Die Pano-Reportage beginnt am Brussels Airport in Zaventem. Der Flug aus Kinshasa, der Hauptstadt der Demokratischen Republik Kongo, ist eingetroffen. Wie üblich stehen massenhaft Kühlboxen auf dem Gepäckband. Viele kongolesischstämmige Menschen bringen nämlich gerne auch kulinarische Souvenirs mit aus dem Heimaturlaub. Früchte, Gebäck, aber auch Fleisch. Das freilich dürfen sie nicht laut sagen. Die private Einfuhr von Fleischprodukten aus Drittstaaten ist strikt verboten.
Kontrolliert wird allerdings selten. Und wenn, dann sind die Zollbeamten vor allem auf der Jagd nach sogenanntem Buschfleisch. Gemeint ist damit Fleisch von afrikanischen Wildtieren. So etwas darf unter keinen Umständen nach Belgien gelangen. Oft werden die Beamten dennoch fündig. "Wir sehen hier von allem: Beutelratte, manchmal auch Affenfleisch, und dann oft Fleisch, das wir nicht wirklich identifizieren können", sagt ein Zöllner in der Reportage. Viele haben das wohl für den privaten Verzehr dabei. Doch ist davon auszugehen, dass das Fleisch auch systematisch nach Belgien geschmuggelt wird.
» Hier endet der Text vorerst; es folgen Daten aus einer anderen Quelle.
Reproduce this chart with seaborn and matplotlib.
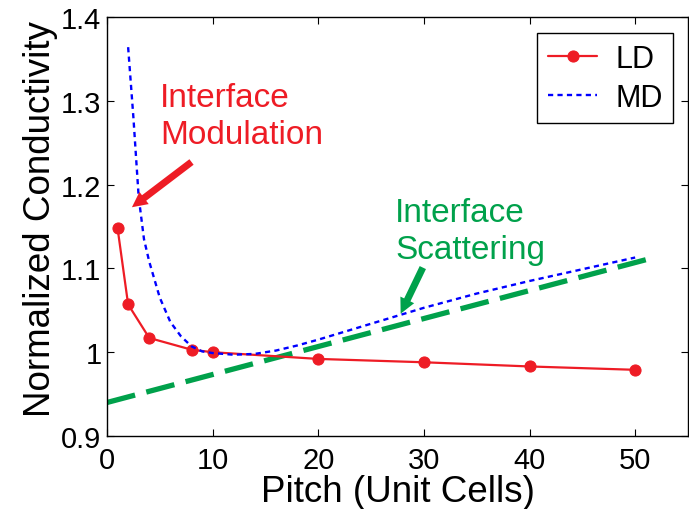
import numpy as np
import seaborn as sns
import matplotlib.pyplot as plt

# LD data points (red)
ld_pitch = [1, 2, 4, 8, 10, 20, 30, 40, 50]
ld_cond = [1.148, 1.057, 1.017, 1.003, 1.0, 0.992, 0.988, 0.983, 0.979]

# MD curve (blue dotted)
md_pitch = [2, 2.5, 3, 3.5, 4, 5, 6, 7, 8, 9, 10, 12, 14, 16, 18, 20, 25, 30, 35, 40, 45, 50]
md_cond = [1.364, 1.28, 1.185, 1.135, 1.108, 1.065, 1.036, 1.019, 1.007, 1.001, 0.999,
           0.997, 0.998, 1.002, 1.008, 1.015, 1.034, 1.053, 1.07, 1.085, 1.099, 1.113]

# interface scattering trend (green dashed)
trend_pitch = [0, 51.5]
trend_cond = [0.94, 1.112]

sns.set_style("ticks")
plt.rcParams['font.family'] = ['Liberation Sans', 'DejaVu Sans']
plt.rcParams['text.color'] = 'black'
plt.rcParams['axes.labelcolor'] = 'black'
plt.rcParams['xtick.color'] = 'black'
plt.rcParams['ytick.color'] = 'black'

red = '#ee1c25'
green = '#00a14b'

fig = plt.figure(figsize=(6.89, 5.10), dpi=100)
ax = fig.add_axes([0.1553, 0.1431, 0.8432, 0.8216])

sns.lineplot(x=trend_pitch, y=trend_cond, color=green, lw=3.8, ls=(0, (5.5, 2.2)), ax=ax)
ld_line = sns.lineplot(x=ld_pitch, y=ld_cond, color=red, lw=1.6, marker='o',
                       markersize=8, markeredgecolor=red, ax=ax).lines[-1]
md_line = sns.lineplot(x=md_pitch, y=md_cond, color='#0000ff', lw=1.7,
                       ls=(0, (2.2, 1.8)), ax=ax).lines[-1]

ax.set_xlim(0, 55)
ax.set_ylim(0.9, 1.4)
ax.set_xticks([0, 10, 20, 30, 40, 50])
ax.set_yticks([0.9, 1.0, 1.1, 1.2, 1.3, 1.4])
ax.set_yticklabels(['0.9', '1', '1.1', '1.2', '1.3', '1.4'])
ax.tick_params(direction='in', top=True, right=True, length=5, width=0.8,
               labelsize=21, colors='black')
ax.tick_params(axis='y', pad=4)
ax.tick_params(axis='x', pad=7)
for s in ax.spines.values():
    s.set_color('black')
    s.set_linewidth(1.0)

ax.set_xlabel('Pitch (Unit Cells)', fontsize=26.5, labelpad=0, color='black')
ax.set_ylabel('Normalized Conductivity', fontsize=26.5, labelpad=2, color='black')
ax.yaxis.label.set_y(0.52)

leg = ax.legend([ld_line, md_line], ['LD', 'MD'], loc='upper right',
                bbox_to_anchor=(0.975, 0.962), borderaxespad=0, fontsize=22,
                fancybox=False, framealpha=1, edgecolor='black',
                handlelength=1.6, handletextpad=0.6, borderpad=0.35,
                labelspacing=0.3)
leg.get_frame().set_linewidth(1.0)
for t in leg.get_texts():
    t.set_color('black')

arrow_style = 'simple,head_length=1.1,head_width=1.1,tail_width=0.5'

ax.text(5.0, 1.322, 'Interface\nModulation', color=red, fontsize=24,
        va='top', ha='left', linespacing=1.25)
ax.annotate('', xy=(2.36, 1.173), xytext=(8.0, 1.227),
            arrowprops=dict(arrowstyle=arrow_style, color=red, lw=0,
                            shrinkA=0, shrinkB=0))

ax.text(27.3, 1.185, 'Interface\nScattering', color=green, fontsize=24,
        va='top', ha='left', linespacing=1.25)
ax.annotate('', xy=(27.8, 1.046), xytext=(29.9, 1.101),
            arrowprops=dict(arrowstyle=arrow_style, color=green, lw=0,
                            shrinkA=0, shrinkB=0))

plt.savefig('out.png', dpi=100)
Das sogenannte "Matongé-Viertel": Ein paar Straßenzüge und Häuserecken in der Gemeinde Ixelles, die vornehmlich von kongolesischstämmigen Bürgern bewohnt werden. Dort machen sich zwei Mitarbeiter des Teams mit versteckter Kamera auf die Suche nach Buschfleisch. Sie werden recht schnell fündig - oft muss vorbestellt werden, in einem Fall war das Fleisch sogar vorrätig. Die Produkte werden zum Königlichen Belgisches Institut für Naturwissenschaften in Brüssel gebracht, wo eine DNA-Analyse durchgeführt wird. Nur so ist das Fleisch zweifelsfrei zu identifizieren. Der Befund ist eindeutig: Die Kunden wurden nicht übers Ohr gehauen, es handelt sich tatsächlich um Buschfleisch: eine Blauducker, also eine Antilope, und zwei Affenarten, sagt Mitarbeiterin Sophie Gombeer. Die Experten sind sprachlos. Diese Tiere stehen unter Schutz, fallen unter das Washingtoner Artenschutzabkommen. Der Handel damit ist strikt verboten.
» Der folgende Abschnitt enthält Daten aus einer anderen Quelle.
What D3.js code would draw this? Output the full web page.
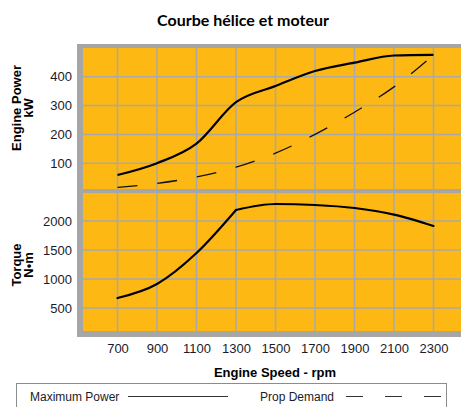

In Kisangani, im Osten Kongos
Das Team macht sich auf nach Kisangani, im Osten Kongos, dorthin also, wo das Fleisch aller Wahrscheinlichkeit nach herkommt. Auf dem dortigen Markt zeigt sich jedenfalls schnell, dass man nicht am falschen Ort ist. Auch dort finden sich allerlei Wildtiere, bis hin zu einem Schimpansen. "Ist das nicht verboten?", fragt der Journalist. "Eigentlich schon", erwidert die Verkäuferin; man mache das eben heimlich.
Tierschützer sind entsetzt. "Dieser Schimpanse ist ja nur die Spitze des Eisbergs. Die massive Jagd auf Wildtiere ist längst ein Problem", sagt Sofie Ruysschaert, Expertin für Wildtiere bei der Organisation WWF. In einigen Gebieten finde man quasi keine Affen mehr. Und auch die Jagd auf die anderen Tiere sei eine tickende Zeitbombe. Hier werde ein ganzes Ökosystem aus dem Gleichgewicht gebracht.
Krankheiten können nach Belgien gelangen
Im Kongo, ist es schwer, das Phänomen in den Griff zu bekommen. Es handelt sich oft um lange Traditionen. Dass das Fleisch aber auch nach Belgien gelangt, ist durchaus problematisch. Und das nicht nur aus Tierschutzgründen. Über das Fleisch können auch Krankheiten zu uns gelangen - vielleicht sogar das gefürchtete Ebola-Fieber. Die Wahrscheinlichkeit sei zwar sehr gering, sagt Professor Herwig Leirs von der Uni Antwerpen. Im Prinzip überlebt das Virus die Reise beziehungsweise die Zubereitung nicht. Gänzlich ausschließen kann man die Gefahr aber nicht.
Also nicht nur, dass die Wildtierbestände dadurch noch weiter unter Druck geraten, auch aus Gründen der Volksgesundheit ist der Import von Buschfleisch höchst problematisch. Genaue Zahlen gibt es nicht - laut Schätzungen sollen aber jährlich allein über Zaventem bis zu 150 Tonnen Buschfleisch nach Belgien gelangen. Man muss die Kontrollen verschärfen, fordert Erik Verheyen vom naturkundlichen Institut. Denn, wenn es keine Kontrollen gibt, dann kann man die Regeln auch gleich abschaffen.